A kogo obchodzi człowiek zabity gdzieś tam, w niebywałych krajach i nierealnych wojnach? Dlaczego Patagonia? Bo Patagonii nie ma. „W Polsce, czyli nigdzie” pisał Alfred Jarry. Ale Polska jednak istnieje, gdzieś tam do czegoś się miesza, czymś bruździ w Parlamencie Europejskim, zgłasza jakieś pretensje, łka nad jakąś martyrologią... Co innego Patagonia. Ona istnieje tylko w świecie dziecięcych lektur i snów. Nikt nie przyjdzie wymagać niczego w imieniu Patagonii, bo byłoby to niepojęte i absurdalne dla tej części ludzkości, która uważa się za cywilizowaną.
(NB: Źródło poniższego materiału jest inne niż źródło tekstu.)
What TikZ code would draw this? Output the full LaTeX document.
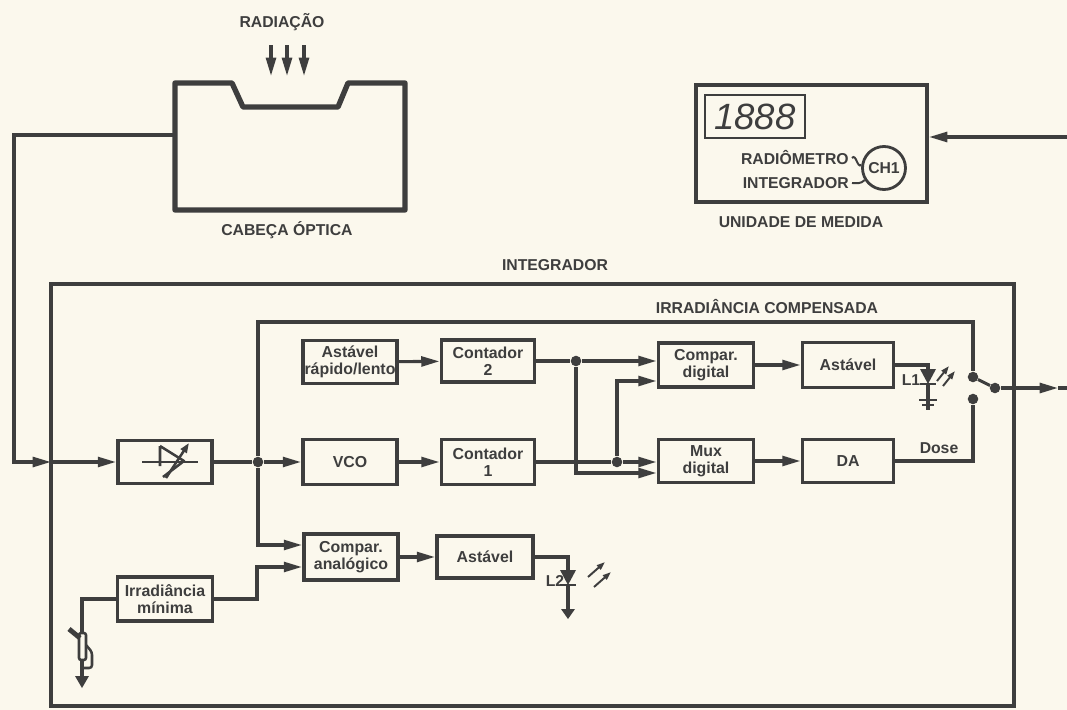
\documentclass[tikz,border=0pt]{standalone}
\usepackage{fontspec}
\setmainfont{Liberation Sans}
\usetikzlibrary{arrows.meta,positioning}
\definecolor{ink}{RGB}{62,62,62}
\definecolor{paper}{RGB}{251,248,237}
\tikzset{
  px/.style 2 args={minimum width=#1*0.025cm, minimum height=#2*0.025cm},
  blk/.style={draw=ink, line width=2.8pt, inner sep=1pt, align=center, text=ink,
    font=\fontsize{11.3}{12}\selectfont\bfseries},
  lbl/.style={text=ink, inner sep=0pt, font=\fontsize{11.2}{12}\selectfont\bfseries},
  wire/.style={draw=ink, line width=2.2pt},
  arr/.style={-{Triangle[length=13pt,width=7pt]}},
  jdot/.style={circle, fill=ink, inner sep=0pt, minimum size=7.5pt},
  intframe/.style={draw=ink, line width=2.6pt},
  led/.pic={
    \fill[ink] (-8,-8) -- (8,-8) -- (0,7) -- cycle;
    \draw[ink, line width=2pt] (-8,7) -- (8,7);
  },
  beam/.style={draw=ink, line width=1.4pt, -{Triangle[length=6pt,width=4pt]}},
}
\begin{document}
\begin{tikzpicture}[x=0.025cm, y=-0.025cm]
\fill[paper] (0,0) rectangle (1067,710);
\useasboundingbox (0,0) rectangle (1067,710);

% optical head
\draw[ink, line width=3.8pt, line join=round] (175,83) -- (232,83) -- (243,107) -- (338,107)
  -- (348,83) -- (405,83) -- (405,210) -- (175,210) -- cycle;
\foreach \x in {271,287,304}
  \draw[wire, arr] (\x,45) -- (\x,76);
\node[lbl] (rad) at (282,22) {RADIAÇÃO};
\node[lbl] (cab) at (287,230) {CABEÇA ÓPTICA};
\coordinate (hd) at (175,135);

% measuring unit
\node[draw=ink, line width=2.8pt, px={231}{117}] (unit) at (811.5,143.5) {};
\node[draw=ink, line width=2pt, px={100}{43}, inner sep=0pt, text=ink,
  font=\fontsize{26}{26}\selectfont\itshape] (disp) at (755,116.5) {1888};
\node[lbl, anchor=east] (radm) at (849,158) {RADIÔMETRO};
\node[lbl, anchor=east] (intg) at (849,183) {INTEGRADOR};
\node[circle, draw=ink, line width=2pt, minimum size=43*0.025cm, lbl] (ch1) at (884,168) {CH1};
\draw[ink, line width=1.4pt] (radm.east) ++(3,0) .. controls +(4,-5) and +(-4,4) .. (ch1.172);
\draw[ink, line width=1.4pt] (intg.east) ++(3,0) .. controls +(5,0) and +(-4,4) .. (ch1.212);
\node[lbl] (udm) at (801,222) {UNIDADE DE MEDIDA};
\coordinate (uR) at (1067,137);
\draw[wire, arr] (uR) -- (uR -| unit.east);

% integrator
\draw[intframe] (51,284) rectangle (1014,706);
\node[lbl] (intl) at (555,265) {INTEGRADOR};
\node[lbl] (irc) at (767,307) {IRRADIÂNCIA COMPENSADA};

\node[blk, px={94}{43}] (amp) at (165,462) {};
\draw[ink, line width=1.8pt] (142,462) -- (198,462);
\draw[ink, line width=1.8pt, line join=round] (160,446) -- (184,461) -- (163,477) (160,446) -- (160,466);
\draw[ink, line width=1.8pt, -{Triangle[length=7pt,width=5pt]}] (166,478) -- (189,443);

\node[blk, px={94}{43}] (ast2) at (350,362) {Astável\\rápido/lento};
\node[blk, px={93}{42}] (cnt2) at (488,361) {Contador\\2};
\node[blk, px={94}{45}] (vco) at (350,462) {VCO};
\node[blk, px={93}{45}] (cnt1) at (488,462) {Contador\\1};
\node[blk, px={95}{44}] (cmpd) at (706,365) {Compar.\\digital};
\node[blk, px={91}{45}] (astd) at (848,365) {Astável};
\node[blk, px={95}{43}] (mux) at (706,461) {Mux\\digital};
\node[blk, px={91}{43}] (da) at (848,461) {DA};
\node[blk, px={94}{46}] (cmpa) at (351,557) {Compar.\\analógico};
\node[blk, px={96}{42}] (asta) at (485,557) {Astável};
\node[blk, px={95}{44}] (irr) at (165,599) {Irradiância\\mínima};

\coordinate (lft) at (14,462);
\coordinate (inb) at (51,462);
\coordinate (tp) at (0,322);
\node[jdot] (j1) at (258,462) {};
\node[jdot] (j3) at (576,361) {};
\node[jdot] (j4) at (617,462) {};
\node[jdot] (ca) at (973,377) {};
\node[jdot] (cb) at (973,399) {};
\node[jdot] (pv) at (995,388) {};
\coordinate (out1) at (1058,388);
\coordinate (out2) at (1067,388);

\draw[wire, arr] (hd) -| (lft) -- (inb);
\draw[wire, arr] (inb) -- (amp);
\draw[wire] (amp) -- (j1);
\draw[wire, arr] (j1) -- (vco);
\draw[wire, arr] (vco) -- (cnt1);
\draw[wire, arr] (ast2) -- (cnt2);
\draw[wire] (cnt2) -- (j3);
\draw[wire, arr] (j3) -- (j3 -| cmpd.west);
\draw[wire] (cnt1) -- (j4);
\draw[wire, arr] (j4) -- (j4 -| mux.west);
\draw[wire, arr] (j3) |- ([yshift=-0.3cm]mux.west);
\draw[wire, arr] (j4) |- ([yshift=-0.4cm]cmpd.west);
\draw[wire, arr] (cmpd) -- (astd);
\draw[wire, arr] (mux) -- (da);
\draw[wire] (j1) -- (j1 |- tp) -| (ca);
\draw[wire] (pv) -- (ca);
\draw[wire] (da) -| (cb);
\draw[wire, arr] (pv) -- (out1);
\draw[wire] (out1) -- (out2);
\node[lbl] (dose) at (939,448) {Dose};

% L1
\draw[wire] (astd.east) -| (928,370);
\pic at (928,377) {led};
\draw[wire] (928,384) -- (928,410);
\draw[ink, line width=2pt] (919,400) -- (937,400) (922,405) -- (934,405);
\draw[beam] (937,381) -- (949,366);
\draw[beam] (943,386) -- (955,371);
\node[lbl] (l1) at (911,380) {L1};

% lower branch
\draw[wire, arr] (j1) |- ([yshift=0.3cm]cmpa.west);
\draw[wire, arr] (irr.east) -| (257,580) |- ([yshift=-0.25cm]cmpa.west);
\draw[wire, arr] (cmpa) -- (asta);
\draw[wire] (asta.east) -| (568,571);
\pic at (568,578) {led};
\draw[wire] (568,585) -- (568,610);
\fill[ink] (561,609) -- (575,609) -- (568,619) -- cycle;
\draw[beam] (588,577) -- (605,562);
\draw[beam] (594,587) -- (611,572);
\node[lbl] (l2) at (555,581) {L2};

% sensor of minimum irradiance
\draw[wire] (irr.west) -| (82,634);
\draw[ink, line width=3.5pt] (69,629) -- (80,638);
\draw[ink, line width=1.8pt, rounded corners=1.5pt] (79,633) rectangle (86,660);
\draw[ink, line width=1.8pt, rounded corners=2pt] (86,645) -- (92,652) -- (92,668) -- (82,668);
\draw[wire] (82,660) -- (82,677);
\fill[ink] (75,676) -- (89,676) -- (82,688) -- cycle;
\end{tikzpicture}
\end{document}
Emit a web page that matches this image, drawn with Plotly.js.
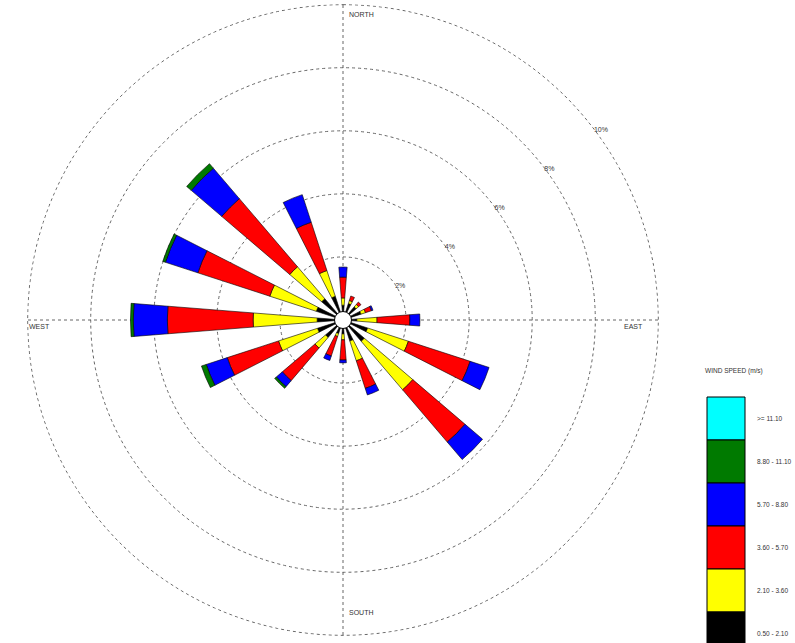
<!DOCTYPE html>
<html>
<head>
<meta charset="utf-8">
<script src="https://cdn.plot.ly/plotly-3.0.1.min.js"></script>
<style>html,body{margin:0;padding:0;background:#fff;}#chart{width:795px;height:643px;}</style>
</head>
<body>
<div id="chart"></div>
<script>
// Wind directions (compass bearing, degrees)
const directions = ["N","NNE","NE","ENE","E","ESE","SE","SSE","S","SSW","SW","WSW","W","WNW","NW","NNW"];
const angles = [0,22.5,45,67.5,90,112.5,135,157.5,180,202.5,225,247.5,270,292.5,315,337.5];

// Frequency (%) per wind speed class, per direction
const calmTo2 = [0.47,0.55,0.55,0.60,0.44,0.82,0.89,0.70,0.44,0.45,0.73,0.85,0.82,0.89,0.89,0.79];
const s2to3   = [0.23,0.10,0.10,0.15,0.64,1.36,2.02,0.66,0.19,0.10,0.44,1.30,2.03,1.55,1.33,0.86];
const s3to5   = [0.66,0.15,0.10,0.20,1.04,2.06,2.18,0.92,0.64,0.65,1.36,1.71,2.72,2.40,2.84,1.61];
const s5to8   = [0.32,0.00,0.00,0.05,0.32,0.63,0.73,0.22,0.09,0.15,0.25,0.70,1.08,1.08,1.27,0.92];
const s8to11  = [0.00,0.00,0.00,0.00,0.00,0.00,0.00,0.00,0.00,0.00,0.07,0.16,0.09,0.09,0.19,0.00];
const s11up   = [0,0,0,0,0,0,0,0,0,0,0,0,0,0,0,0];

const classLabels = ["0.50 - 2.10","2.10 - 3.60","3.60 - 5.70","5.70 - 8.80","8.80 - 11.10",">= 11.10"];
const classColors = ["#000000","#ffff00","#ff0000","#0000ff","#007a00","#00ffff"];
const seriesValues = [calmTo2, s2to3, s3to5, s5to8, s8to11, s11up];

const ringValues = [2,4,6,8,10];
const ringLabels = ["2%","4%","6%","8%","10%"];
const cardinalText = ["NORTH","EAST","SOUTH","WEST"];
const legendTitle = "WIND SPEED (m/s)";

const traces = seriesValues.map((vals, i) => ({
  type: "barpolar",
  r: vals,
  theta: angles,
  width: 9,
  name: classLabels[i],
  marker: {color: classColors[i], line: {color: "#000", width: 0.6}},
  showlegend: false,
  hoverinfo: "none"
}));

// outer dotted ring (grid circle at the maximum ring value)
const outerTheta = [];
for (let a = 0; a <= 360; a += 2) outerTheta.push(a);
traces.unshift({
  type: "scatterpolar", mode: "lines",
  r: outerTheta.map(() => ringValues[ringValues.length - 1]),
  theta: outerTheta,
  line: {color: "#666", width: 1, dash: "dot"},
  showlegend: false, hoverinfo: "none"
});

// calm circle at centre
traces.push({
  type: "scatterpolar", mode: "markers", r: [0], theta: [0],
  marker: {size: 17, color: "#fff", line: {color: "#000", width: 1}},
  showlegend: false, hoverinfo: "none"
});

const font = {family: "Liberation Sans, Arial, sans-serif", size: 7, color: "#333"};
const smallFont = {family: "Liberation Sans, Arial, sans-serif", size: 6.5, color: "#333"};

// legend made of swatches
const shapes = [];
const annotations = [];
const swTop = 1 - 397/643, swH = 43/643, swX0 = 707/795, swX1 = 745/795;
for (let k = 0; k < classColors.length; k++) {
  const idx = classColors.length - 1 - k; // highest class on top
  const y1 = swTop - k*swH, y0 = y1 - swH;
  shapes.push({type: "rect", xref: "paper", yref: "paper", x0: swX0, x1: swX1, y0: y0, y1: y1,
    fillcolor: classColors[idx], line: {color: "#000", width: 1}});
  annotations.push({xref: "paper", yref: "paper", x: 755/795, y: (y0+y1)/2, xanchor: "left", yanchor: "middle",
    text: classLabels[idx], showarrow: false, font: smallFont});
}
annotations.push({xref: "paper", yref: "paper", x: 703/795, y: 1 - 371/643, xanchor: "left", yanchor: "middle",
  text: legendTitle, showarrow: false, font: smallFont});

// cardinal labels
const cardPos = [[347/795, 1-15/643], [622/795, 1-326/643], [347/795, 1-612/643], [27/795, 1-326/643]];
cardinalText.forEach((t, i) => annotations.push({xref: "paper", yref: "paper", x: cardPos[i][0], y: cardPos[i][1],
  xanchor: "left", yanchor: "middle", text: t, showarrow: false, font: font}));

const layout = {
  width: 795, height: 643,
  margin: {l: 0, r: 0, t: 0, b: 0},
  paper_bgcolor: "#fff",
  showlegend: false,
  polar: {
    domain: {x: [27/795, 659/795], y: [7/643, 639/643]},
    bgcolor: "#fff",
    barmode: "stack",
    radialaxis: {
      range: [0, 10.02], tickvals: ringValues, ticktext: ringLabels,
      angle: 38, tickangle: 38, showline: false, ticks: "",
      gridcolor: "#666", griddash: "dot", gridwidth: 1,
      tickfont: font
    },
    angularaxis: {
      direction: "clockwise", rotation: 90,
      tickvals: [0, 90, 180, 270], showticklabels: false, ticks: "",
      gridcolor: "#666", griddash: "dot", gridwidth: 1,
      showline: false
    }
  },
  shapes: shapes,
  annotations: annotations
};

Plotly.newPlot("chart", traces, layout, {staticPlot: true, displayModeBar: false});
</script>
</body>
</html>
Lanzmann poczuwa się do zajęcy znikąd. W swojej książce opowiada więc, między innymi, o losie zajęcy, które nie chcą żyć dla czegoś, czy po coś, tylko po prostu chciałyby żyć. Aż nagle przychodzą potężniejsze od nich potwory i mówią: zajączku, skończył się twój czas. To się da jeszcze ewentualnie uzasadnić perspektywą ćwiczącego się w strzelaniu wykwintnego myśliwego.